Il faut parler de Reem Al-Hajajre, rencontrée chez elle dans le camp de réfugiés de Dheisheh en Cisjordanie où elle donne des bisous sonores aux enfants dans la rue. Des paroles de son fils Wassim qui “n’y croit pas”, elle entend la nécessité de commencer par “construire les conditions de la paix”.
Il faut parler de Ahmed Alhilo, que l’on retrouve sur la terrasse de sa maison à Beit Jala. À ses côtés, Yonatan Zeigen. Les yeux sont tristes et rougis mais les sourires tendres. “Ce qui est arrivé à ta maman, dit Ahmed Alhilo, cela aussi a été fait en mon nom. (…) Je n’ai pas besoin qu’on tue quiconque en mon nom”.
Il faut parler des Hefetz, la mère Nava, rabbin, et le fils Yonathan qui dirige Seeds of Peace. Sur la table de shabbat, une tuile du toit de la maison de Vivian Silver avec quelques fleurs des champs. Autour de la table où se mêlent hébreu et français, la dizaine d’invités discute, à l’israélienne, jamais d’accord mais en s’écoutant. “On ne pouvait vaincre le Hamas que si on se montrait des humanistes, qui reconnaissent la souffrance de l’autre”, argumente le dramaturge Eli Bijaoui.
Il faut parler de Ali Abu-Awad qui nous avait tant marqué lors de la soirée du 30 septembre. En Cisjordanie, il accueille Hanna Assouline par un “Tu n’abandonnes jamais, toi!”. Celui qui lançait des pierres sur les soldats au cours de la première intifada, mais “sans haine” – “Pour haïr quelqu’un, il faut le connaître, mais nous ne nous connaissons pas”, explique-t-il – et a fait quatre ans de prison, a perdu son frère au cours de la deuxième intifada. En rencontrant des parents juifs endeuillés, “j’ai réalisé qu’ils étaient exactement comme nous, dit-il. Le diable a un visage et le diable n’est pas un diable, c’est un être humain”. Il poursuit: “Mon arme dans cette lutte n’est pas mon humanité, c’est l’humanité de mon ennemi”.
Il faut parler de Ibrahim Abu Ahmad et Amira Mohammed, créateurs du podcast Unapologetic, The Third Narrative. “Si vous n’êtes pas directement concerné, interpelle Ibrahim Abu Ahmad, devinez quoi… vous n’avez pas besoin de choisir un camp. Choisissez l’humanité. Choisissez de nous aider à mettre fin au conflit sans choisir un camp contre l’autre.”

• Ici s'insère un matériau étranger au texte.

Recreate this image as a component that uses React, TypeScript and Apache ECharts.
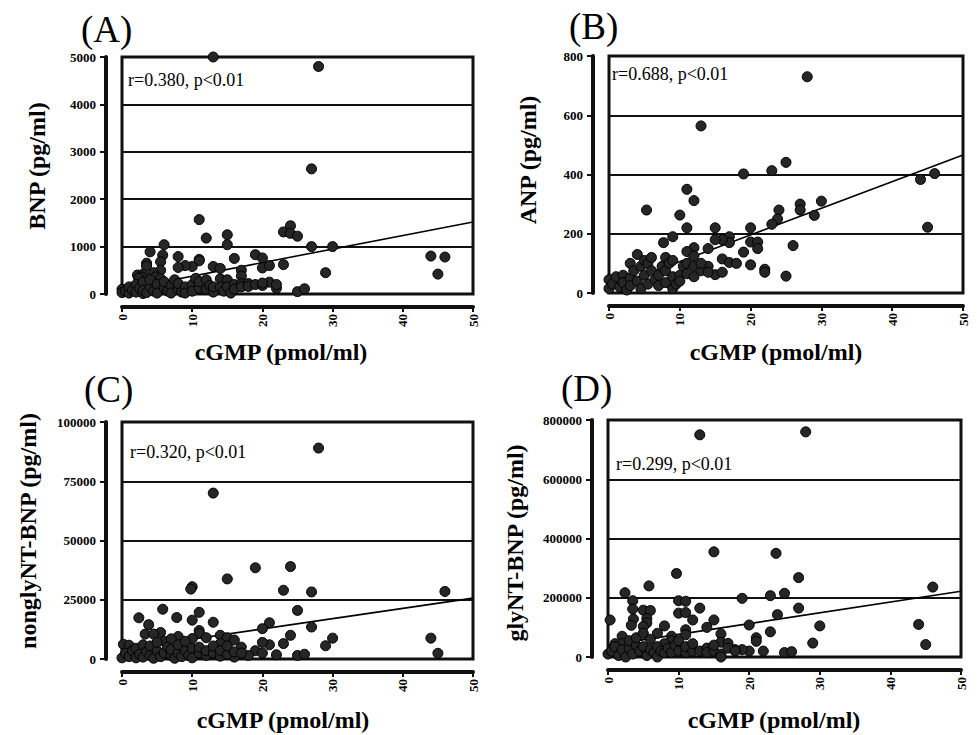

Il faut parler de Gadir Hani, que l’on retrouve en larmes devant la maison de Vivian Silver. Elle qui nous avait bouleversés par son hommage déchirant à son amie lors de ses funérailles par ses mots baignés de sanglots: “Vivian, ma si chère, si tu peux m’entendre, je veux que tu saches que le Hamas n’a pas assassiné ton rêve”.
Avec son discours complexe et sans concession, loin d’une vision angélique, avec ces paroles de gens qui ont tous perdu des proches, qui sont tous, en ce moment même, et dans le deuil et dans la peur et dans la colère et dans la douleur, avec son pragmatisme, et avec sa beauté – car oui, la photographie du film est sublime –, ce film jamais voyeur dresse un espoir, celui de la paix et un constat: son indispensabilité.
Laissons la conclusion à une image, celle d’une fillette aux yeux si rieurs, aperçue à la fenêtre d’une maison de Dheisheh, avec son teint aussi clair que les murs de la maison qui l’abrite, et laissons résonner les mots d’Ali Abu-Awad: “Combien d’âmes innocentes devons-nous encore perdre avant de nous réveiller, avant de réaliser qu’aucune de ces identités ne peut être ignorée ou rejetée pour toujours? Je ne veux pas que ma liberté soit construite sur des tombes juives. Pour que la terre nous accueille tous, nous devons apprendre comment lui appartenir ensemble.”
“Résister pour la paix”, un film de Hanna Assouline et Sonia Terrab, à visionner sur le site de Public Sénat.